Clinically, phenotypes linked to PLXNA1 mutations are variable, encompassing neurological, ocular, and cutaneous manifestations, global developmental delay, brain imaging abnormalities, and dysmorphic ventricles. To date, rare biallelic and monoallelic de novo PLXNA1 variants have been reported. Dworschak et al. (32) described four families with biallelic and three with monoallelic de novo variants. Shared core features among these cases include global developmental delay, brain anomalies, and eye malformations, with seizures being more common in individuals with monoallelic mutations. Morpholino knockdown of zebrafish homologs (plxna1a and plxna1b) results in central nervous system and ocular anomalies, mirroring patient presentations.
Notably, a left CDH was observed in the fetus—a phenotype not currently associated with PLXNA1 variants. CDH is a rare developmental defect of the diaphragm with an estimated livebirth incidence of 1/2,500–1/3,000 (33). Approximately 30%−50% of CDH cases are complex, often co-occurring with structural, chromosomal, and/or monogenic disorders (34). A meta-analysis of 5,927 CDH cases reported a 10% rate of genetic abnormalities, including 7.3% chromosomal anomalies (e.g., T18, T13, T21) and 2.7% monogenic syndromes (e.g., Fryns syndrome, Cornelia de Lange syndrome) (35). In this case, CMA ruled out chromosomal aneuploidies and pathogenic/likely pathogenic CNVs >100 kb. WGS also excluded variants in known CDH-associated monogenic syndromes. Therefore, the CDH in this case may represent a novel phenotypic expansion of PLXNA1-related disorders, or it could result from an unrecognized recessive variant in another CDH-associated gene, or from a homozygous variant in an as-yet-unknown gene on chromosome 3 contributing to the overall clinical phenotype.
Limitations of the study
5
This study has several limitations that must be acknowledged. First, the diagnosis of CPM remains presumptive due to the unavailability of placental tissue for direct molecular analysis.
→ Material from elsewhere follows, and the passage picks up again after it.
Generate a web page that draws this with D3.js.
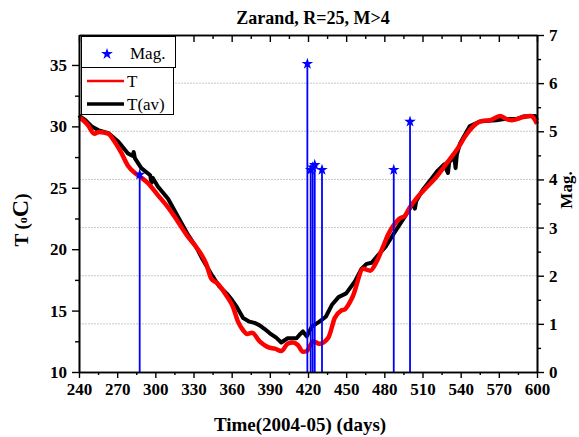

Second, the assessment of the functional impact of the PLXNA1 variant lacked validation through biochemical or cellular experiments, which constitutes a major limitation of this work.
Conclusions
6
This study reports a case of mixed maternal UPD3, suggesting that uniparental disomy may be a potential mechanism for unmasking recessive disorders. These findings indicate that comprehensive genomic analysis is crucial for achieving accurate diagnosis and genetic counseling when non-invasive prenatal testing and chromosomal microarray analysis yield discordant results.